APPEAL from the Circuit Court of Peoria County; the Hon. ALBERT PUCCI, Judge, presiding.


Plaintiff brought an action for personal injuries suffered when he was struck by an auto while standing next to a vehicle he was about to enter. He appeals from the judgment entered in favor of defendants after the jury returned a special interrogatory finding plaintiff guilty of contributory negligence.

During the evening of May 18, 1974, plaintiff and four others spent "an evening of merriment" together, visiting four different bars between 8 p.m. and 3:45 a.m., and traveling in a two-door car driven by defendant James B. Head. Plaintiff testified that he had six to eight drinks during that time. As the group left an East Peoria tap in the rain, Head pulled his car partially up on the sidewalk with the right side and rear of the auto partially extending into the street. Three of the group got into the car, and plaintiff, who had stayed behind to pay the bill, came out and went around the car to get in from the street side. Defendant John Davies was driving south on Main Street and struck plaintiff, inflicting serious injuries.
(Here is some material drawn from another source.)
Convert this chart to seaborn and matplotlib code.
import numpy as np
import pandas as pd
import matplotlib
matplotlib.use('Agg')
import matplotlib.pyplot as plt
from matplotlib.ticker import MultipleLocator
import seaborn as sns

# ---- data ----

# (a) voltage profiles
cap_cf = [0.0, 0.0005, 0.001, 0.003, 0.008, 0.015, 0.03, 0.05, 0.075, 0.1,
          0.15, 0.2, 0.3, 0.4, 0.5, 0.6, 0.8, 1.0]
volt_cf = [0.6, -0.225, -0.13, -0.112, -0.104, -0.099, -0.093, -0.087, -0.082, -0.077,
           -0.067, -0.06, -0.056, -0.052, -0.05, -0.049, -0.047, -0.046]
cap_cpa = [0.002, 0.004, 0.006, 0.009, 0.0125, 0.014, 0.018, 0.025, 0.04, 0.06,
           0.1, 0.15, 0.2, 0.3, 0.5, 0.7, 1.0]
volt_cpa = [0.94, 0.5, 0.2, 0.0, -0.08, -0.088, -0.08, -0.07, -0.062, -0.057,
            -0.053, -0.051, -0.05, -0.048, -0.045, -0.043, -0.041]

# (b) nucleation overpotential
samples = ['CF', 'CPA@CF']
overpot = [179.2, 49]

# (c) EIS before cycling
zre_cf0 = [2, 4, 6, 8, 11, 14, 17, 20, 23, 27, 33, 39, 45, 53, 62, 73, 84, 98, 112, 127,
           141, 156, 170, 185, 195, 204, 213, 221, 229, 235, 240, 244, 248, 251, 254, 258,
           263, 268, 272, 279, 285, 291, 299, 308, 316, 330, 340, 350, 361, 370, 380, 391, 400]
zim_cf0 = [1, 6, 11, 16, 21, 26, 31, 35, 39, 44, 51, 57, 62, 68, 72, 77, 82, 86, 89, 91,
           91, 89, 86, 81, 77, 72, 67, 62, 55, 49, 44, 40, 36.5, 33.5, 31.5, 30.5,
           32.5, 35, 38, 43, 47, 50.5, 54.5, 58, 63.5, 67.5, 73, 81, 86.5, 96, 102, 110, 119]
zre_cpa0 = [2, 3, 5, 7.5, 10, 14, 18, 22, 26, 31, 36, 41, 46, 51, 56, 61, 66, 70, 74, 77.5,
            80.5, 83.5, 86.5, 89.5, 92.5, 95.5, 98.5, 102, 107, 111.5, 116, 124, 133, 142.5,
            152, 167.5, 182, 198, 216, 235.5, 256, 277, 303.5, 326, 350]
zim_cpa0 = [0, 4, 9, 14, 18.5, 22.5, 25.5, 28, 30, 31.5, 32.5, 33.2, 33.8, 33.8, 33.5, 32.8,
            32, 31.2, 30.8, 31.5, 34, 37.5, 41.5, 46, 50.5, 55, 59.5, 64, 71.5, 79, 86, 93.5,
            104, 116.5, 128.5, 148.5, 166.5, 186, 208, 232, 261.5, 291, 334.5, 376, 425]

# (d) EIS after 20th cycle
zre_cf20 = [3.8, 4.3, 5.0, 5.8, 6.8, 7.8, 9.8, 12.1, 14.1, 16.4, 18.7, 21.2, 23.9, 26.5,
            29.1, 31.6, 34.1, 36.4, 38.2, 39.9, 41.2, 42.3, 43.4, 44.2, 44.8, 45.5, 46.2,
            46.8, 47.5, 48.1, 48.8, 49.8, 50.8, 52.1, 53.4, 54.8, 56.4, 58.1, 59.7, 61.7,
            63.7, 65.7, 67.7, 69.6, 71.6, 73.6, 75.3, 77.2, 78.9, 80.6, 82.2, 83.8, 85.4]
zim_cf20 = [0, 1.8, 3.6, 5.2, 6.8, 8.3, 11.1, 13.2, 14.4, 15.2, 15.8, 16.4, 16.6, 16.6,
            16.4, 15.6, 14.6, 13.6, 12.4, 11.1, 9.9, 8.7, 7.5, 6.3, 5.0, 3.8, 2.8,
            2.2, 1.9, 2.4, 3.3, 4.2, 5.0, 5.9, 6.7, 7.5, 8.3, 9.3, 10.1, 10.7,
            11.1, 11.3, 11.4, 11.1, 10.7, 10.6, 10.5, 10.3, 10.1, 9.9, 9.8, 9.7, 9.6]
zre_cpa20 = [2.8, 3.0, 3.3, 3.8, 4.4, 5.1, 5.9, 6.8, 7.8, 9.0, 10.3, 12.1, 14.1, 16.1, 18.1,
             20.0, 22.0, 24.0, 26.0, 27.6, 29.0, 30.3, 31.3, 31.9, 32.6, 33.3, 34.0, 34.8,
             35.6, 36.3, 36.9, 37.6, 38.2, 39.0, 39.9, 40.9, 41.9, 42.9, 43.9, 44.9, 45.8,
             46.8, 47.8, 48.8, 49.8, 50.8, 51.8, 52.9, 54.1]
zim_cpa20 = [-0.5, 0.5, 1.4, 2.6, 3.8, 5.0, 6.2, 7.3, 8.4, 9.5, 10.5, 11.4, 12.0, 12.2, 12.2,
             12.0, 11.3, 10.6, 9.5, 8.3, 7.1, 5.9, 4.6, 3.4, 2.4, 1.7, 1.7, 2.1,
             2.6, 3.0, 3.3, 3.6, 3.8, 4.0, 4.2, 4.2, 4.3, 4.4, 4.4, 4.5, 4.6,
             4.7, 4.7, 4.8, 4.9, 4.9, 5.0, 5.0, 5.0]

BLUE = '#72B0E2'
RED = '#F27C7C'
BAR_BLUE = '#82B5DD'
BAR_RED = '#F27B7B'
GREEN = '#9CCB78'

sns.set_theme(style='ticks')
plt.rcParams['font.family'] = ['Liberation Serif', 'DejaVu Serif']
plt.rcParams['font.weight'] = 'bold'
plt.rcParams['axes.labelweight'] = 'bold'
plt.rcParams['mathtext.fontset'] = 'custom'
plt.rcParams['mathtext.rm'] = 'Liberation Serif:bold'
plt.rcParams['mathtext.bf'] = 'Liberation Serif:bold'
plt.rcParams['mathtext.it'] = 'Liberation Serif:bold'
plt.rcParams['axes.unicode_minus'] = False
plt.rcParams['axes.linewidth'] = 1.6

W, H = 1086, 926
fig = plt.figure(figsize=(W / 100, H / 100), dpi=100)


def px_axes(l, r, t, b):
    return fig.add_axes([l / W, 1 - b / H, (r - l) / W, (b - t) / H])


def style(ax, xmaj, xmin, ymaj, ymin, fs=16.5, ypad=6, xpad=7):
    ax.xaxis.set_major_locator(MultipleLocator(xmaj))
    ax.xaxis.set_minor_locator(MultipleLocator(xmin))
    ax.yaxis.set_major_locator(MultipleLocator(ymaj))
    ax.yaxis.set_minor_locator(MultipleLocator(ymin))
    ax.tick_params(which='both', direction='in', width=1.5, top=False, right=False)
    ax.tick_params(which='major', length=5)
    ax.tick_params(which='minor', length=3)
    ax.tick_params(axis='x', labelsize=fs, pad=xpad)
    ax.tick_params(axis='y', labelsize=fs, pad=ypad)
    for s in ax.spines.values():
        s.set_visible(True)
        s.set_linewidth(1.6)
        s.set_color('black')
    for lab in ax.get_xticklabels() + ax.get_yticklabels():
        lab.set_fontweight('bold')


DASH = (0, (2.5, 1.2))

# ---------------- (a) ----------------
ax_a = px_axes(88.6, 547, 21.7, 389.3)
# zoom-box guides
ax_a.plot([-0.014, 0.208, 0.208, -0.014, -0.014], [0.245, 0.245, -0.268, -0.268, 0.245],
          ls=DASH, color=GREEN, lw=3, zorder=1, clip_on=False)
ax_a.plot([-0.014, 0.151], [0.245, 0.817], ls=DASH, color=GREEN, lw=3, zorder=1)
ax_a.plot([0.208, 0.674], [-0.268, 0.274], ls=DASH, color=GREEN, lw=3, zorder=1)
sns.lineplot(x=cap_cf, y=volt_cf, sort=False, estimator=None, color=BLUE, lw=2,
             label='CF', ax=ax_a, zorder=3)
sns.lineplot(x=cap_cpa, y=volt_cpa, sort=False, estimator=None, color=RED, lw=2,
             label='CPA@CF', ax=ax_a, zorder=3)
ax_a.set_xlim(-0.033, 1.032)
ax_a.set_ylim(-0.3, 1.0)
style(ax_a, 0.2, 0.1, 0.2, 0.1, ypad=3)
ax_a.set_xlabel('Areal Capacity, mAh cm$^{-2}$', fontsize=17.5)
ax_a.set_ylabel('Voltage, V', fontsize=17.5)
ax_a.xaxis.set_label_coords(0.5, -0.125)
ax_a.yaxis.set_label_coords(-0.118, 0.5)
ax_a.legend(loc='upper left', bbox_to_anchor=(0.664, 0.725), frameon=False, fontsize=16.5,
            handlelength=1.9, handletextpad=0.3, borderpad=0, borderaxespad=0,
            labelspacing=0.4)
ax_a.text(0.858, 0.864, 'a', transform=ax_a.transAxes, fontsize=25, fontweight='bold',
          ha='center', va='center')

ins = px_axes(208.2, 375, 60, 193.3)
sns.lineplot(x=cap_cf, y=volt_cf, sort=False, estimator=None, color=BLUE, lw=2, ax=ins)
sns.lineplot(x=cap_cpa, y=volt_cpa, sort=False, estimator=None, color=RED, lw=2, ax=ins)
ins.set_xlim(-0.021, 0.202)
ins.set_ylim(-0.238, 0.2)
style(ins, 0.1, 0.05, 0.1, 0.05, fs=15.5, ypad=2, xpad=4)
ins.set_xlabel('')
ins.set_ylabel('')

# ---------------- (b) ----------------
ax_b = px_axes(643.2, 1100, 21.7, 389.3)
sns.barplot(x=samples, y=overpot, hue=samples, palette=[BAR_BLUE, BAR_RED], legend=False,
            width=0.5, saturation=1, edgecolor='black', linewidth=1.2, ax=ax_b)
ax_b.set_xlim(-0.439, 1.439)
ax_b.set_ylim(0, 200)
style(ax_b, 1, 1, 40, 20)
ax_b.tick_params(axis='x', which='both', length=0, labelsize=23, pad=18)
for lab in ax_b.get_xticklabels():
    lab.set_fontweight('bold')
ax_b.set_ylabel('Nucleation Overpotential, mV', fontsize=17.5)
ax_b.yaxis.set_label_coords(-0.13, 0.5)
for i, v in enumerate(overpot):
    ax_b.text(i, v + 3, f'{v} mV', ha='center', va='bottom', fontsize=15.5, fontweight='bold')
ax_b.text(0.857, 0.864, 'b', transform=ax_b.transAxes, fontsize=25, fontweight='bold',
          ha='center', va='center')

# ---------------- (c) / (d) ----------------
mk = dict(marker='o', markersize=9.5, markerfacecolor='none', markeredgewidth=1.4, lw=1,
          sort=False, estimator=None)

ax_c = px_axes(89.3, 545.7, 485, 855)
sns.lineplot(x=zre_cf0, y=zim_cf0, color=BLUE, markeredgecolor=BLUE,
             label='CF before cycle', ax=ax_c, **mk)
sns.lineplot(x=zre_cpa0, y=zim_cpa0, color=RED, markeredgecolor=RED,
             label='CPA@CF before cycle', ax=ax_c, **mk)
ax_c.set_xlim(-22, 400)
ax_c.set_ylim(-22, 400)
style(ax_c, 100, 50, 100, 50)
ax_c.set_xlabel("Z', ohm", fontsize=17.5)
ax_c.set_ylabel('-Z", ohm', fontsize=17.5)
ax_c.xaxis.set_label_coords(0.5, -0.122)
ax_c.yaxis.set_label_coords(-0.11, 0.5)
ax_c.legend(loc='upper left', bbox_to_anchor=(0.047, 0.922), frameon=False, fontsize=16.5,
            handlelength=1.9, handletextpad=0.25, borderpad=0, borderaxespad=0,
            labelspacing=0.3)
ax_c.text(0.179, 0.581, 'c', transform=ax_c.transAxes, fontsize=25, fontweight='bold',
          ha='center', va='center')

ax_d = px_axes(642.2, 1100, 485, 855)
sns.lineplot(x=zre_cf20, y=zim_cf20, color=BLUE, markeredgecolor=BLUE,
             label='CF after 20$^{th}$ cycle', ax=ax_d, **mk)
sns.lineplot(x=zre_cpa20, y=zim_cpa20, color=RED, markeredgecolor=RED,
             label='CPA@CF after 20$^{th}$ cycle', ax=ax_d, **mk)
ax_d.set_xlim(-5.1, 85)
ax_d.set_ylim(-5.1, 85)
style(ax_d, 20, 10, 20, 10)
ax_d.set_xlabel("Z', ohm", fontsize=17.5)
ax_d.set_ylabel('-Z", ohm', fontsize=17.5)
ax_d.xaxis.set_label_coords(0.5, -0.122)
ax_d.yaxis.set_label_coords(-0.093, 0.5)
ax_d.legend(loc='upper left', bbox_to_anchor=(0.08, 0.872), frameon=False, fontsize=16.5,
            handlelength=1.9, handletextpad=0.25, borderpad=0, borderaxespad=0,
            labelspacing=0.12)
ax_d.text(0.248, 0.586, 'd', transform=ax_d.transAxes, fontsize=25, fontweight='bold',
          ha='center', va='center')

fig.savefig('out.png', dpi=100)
At the conclusion of the trial, the jury returned a special interrogatory finding plaintiff guilty of contributory negligence along with a general verdict finding Davies not guilty but finding Head liable for damages of $10,000. The trial court set aside the verdict against Head and entered judgment for both defendants based upon the special interrogatory. The plaintiff appeals from this judgment on the ground that allegedly erroneous rulings of the trial court on the evidence and instructions denied him a fair trial.
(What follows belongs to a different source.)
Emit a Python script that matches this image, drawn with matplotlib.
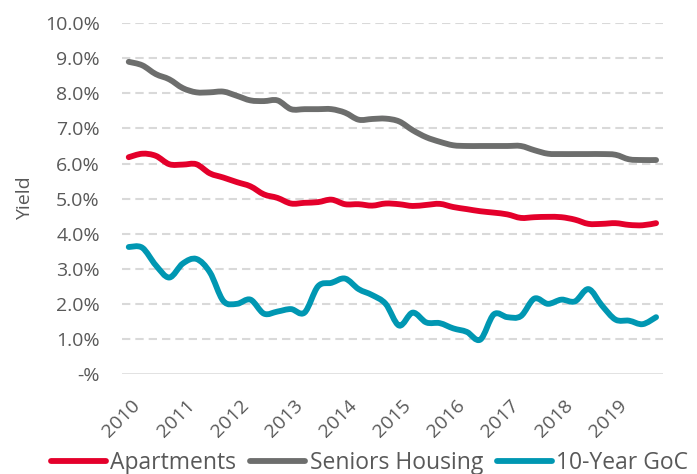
import matplotlib
matplotlib.use("Agg")
import matplotlib.pyplot as plt
import numpy as np
from matplotlib.path import Path
from matplotlib.patches import PathPatch
from matplotlib.lines import Line2D
from matplotlib.transforms import ScaledTranslation

# quarterly data, 2010 Q1 .. 2019 Q4
years = [str(y) for y in range(2010, 2020)]

apartments = [6.18, 6.28, 6.22, 5.98, 5.97, 5.98, 5.72, 5.60, 5.47, 5.35,
              5.12, 5.02, 4.86, 4.88, 4.90, 4.97, 4.84, 4.84, 4.80, 4.86,
              4.84, 4.79, 4.82, 4.85, 4.76, 4.70, 4.64, 4.60, 4.55, 4.45,
              4.47, 4.48, 4.47, 4.40, 4.28, 4.28, 4.30, 4.25, 4.24, 4.30]

seniors = [8.90, 8.80, 8.55, 8.40, 8.15, 8.03, 8.03, 8.05, 7.93, 7.80,
           7.78, 7.80, 7.55, 7.55, 7.55, 7.55, 7.45, 7.25, 7.27, 7.28,
           7.20, 6.95, 6.75, 6.62, 6.52, 6.50, 6.50, 6.50, 6.50, 6.50,
           6.38, 6.28, 6.27, 6.27, 6.27, 6.27, 6.25, 6.12, 6.10, 6.10]

goc = [3.62, 3.60, 3.10, 2.75, 3.15, 3.28, 2.90, 2.08, 2.00, 2.12,
       1.72, 1.78, 1.85, 1.75, 2.50, 2.60, 2.72, 2.42, 2.25, 2.00,
       1.38, 1.75, 1.47, 1.45, 1.30, 1.20, 0.98, 1.70, 1.62, 1.65,
       2.15, 2.00, 2.12, 2.07, 2.42, 1.95, 1.55, 1.52, 1.42, 1.62]

series = [("Apartments", apartments, "#E4002B"),
          ("Seniors Housing", seniors, "#6D6E6D"),
          ("10-Year GoC", goc, "#0097B2")]

text_color = "#595959"
grid_color = "#D9D9D9"


def smooth_path(xs, ys):
    # Excel style smoothed line: Catmull-Rom segments as cubic beziers
    pts = np.column_stack([xs, ys])
    n = len(pts)
    verts = [pts[0]]
    codes = [Path.MOVETO]
    for i in range(n - 1):
        p0 = pts[max(i - 1, 0)]
        p1 = pts[i]
        p2 = pts[i + 1]
        p3 = pts[min(i + 2, n - 1)]
        c1 = p1 + (p2 - p0) / 6
        c2 = p2 - (p3 - p1) / 6
        verts += [c1, c2, p2]
        codes += [Path.CURVE4] * 3
    return Path(verts, codes)


plt.rcParams["font.family"] = ["Open Sans", "DejaVu Sans"]

fig = plt.figure(figsize=(6.97, 4.74), dpi=100)
ax = fig.add_axes([0.175, 0.211, 0.776, 0.740])

x = np.arange(len(apartments))
handles = []
for name, vals, col in series:
    patch = PathPatch(smooth_path(x, vals), fill=False, edgecolor=col,
                      linewidth=4.2, capstyle="round", joinstyle="round", zorder=3)
    ax.add_patch(patch)
    handles.append(Line2D([], [], color=col, linewidth=4.2, solid_capstyle="round"))

ax.set_xlim(-0.5, len(x) - 0.5)
ax.set_ylim(0, 10)

yt = np.arange(0, 11)
ax.set_yticks(yt)
ax.set_yticklabels(["-%"] + ["%.1f%%" % v for v in yt[1:]])
for v in yt[1:]:
    ax.axhline(v, color=grid_color, linewidth=1.5, linestyle=(0, (4, 2.4)), zorder=1)
ax.axhline(0, color=grid_color, linewidth=1.8, zorder=1)

# year labels, rotated, placed like Excel does (end of text near the tick)
ax.set_xticks(x[::4])
ax.set_xticklabels([])
label_tr = ax.get_xaxis_transform() + ScaledTranslation(11 / 72, -16 / 72, fig.dpi_scale_trans)
for xi, yr in zip(x[::4], years):
    ax.text(xi, 0, yr, transform=label_tr, rotation=45, ha="right", va="top",
            fontsize=14, color=text_color)

ax.tick_params(axis="both", length=0, labelsize=14, colors=text_color)
ax.tick_params(axis="y", pad=16)

for s in ax.spines.values():
    s.set_visible(False)

ax.set_ylabel("Yield", fontsize=14, color=text_color, labelpad=8)

fig.legend(handles, [s[0] for s in series], loc="lower center",
           bbox_to_anchor=(0.53, -0.045), ncol=3, frameon=False,
           fontsize=16.5, handlelength=2.4, handletextpad=0.2,
           columnspacing=0.6, labelcolor=text_color)

fig.savefig("out.png", dpi=100)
• 1 It is well established that a special interrogatory controls a general verdict. (Ill. Rev. Stat. 1973, ch. 110, par. 65; Borries v. Z. Frank, Inc. (1967), 37 Ill.2d 263, 226 N.E.2d 16.) It could be argued that the jury may have been confused in finding that contributory negligence on the part of the plaintiff was harmless and was not affected by the determination of the jury in awarding damages as against defendant Head. Perhaps this was a practical application of the doctrine of comparative negligence; however, we believe that a decision to apply theories of comparative negligence in the instant case would require substantive and procedural formulations which are best suited to legislative action. These particular issues were fully considered by our supreme court in the case of Maki v. Frelk (1968), 40 Ill.2d 193, 239 N.E.2d 445, where the court held that a change in the basic tort theory of contributory negligence by adoption of a rule of comparative negligence "should be made by the legislature rather than by the court."

• 2 The first contention of the plaintiff is that the court erred in admitting testimony of the number of drinks consumed by plaintiff prior to his injury as evidence of his contributory negligence. Defendants claim that the supporting evidence of intoxication was sufficient to justify admission of evidence of drinking. We recognize the general rule that drinking an alcoholic beverage does not of itself raise the question of intoxication which must be proved by the evidence and testimony of witnesses. As the court said in Shore v. Turman (4th Dist. 1965), 63 Ill. App.2d 315, 323, 210 N.E.2d 232:

"Drinking, standing alone, cannot be equated with intoxication, nor can the use of alcoholic liquor, standing alone, characterize a person as intoxicated."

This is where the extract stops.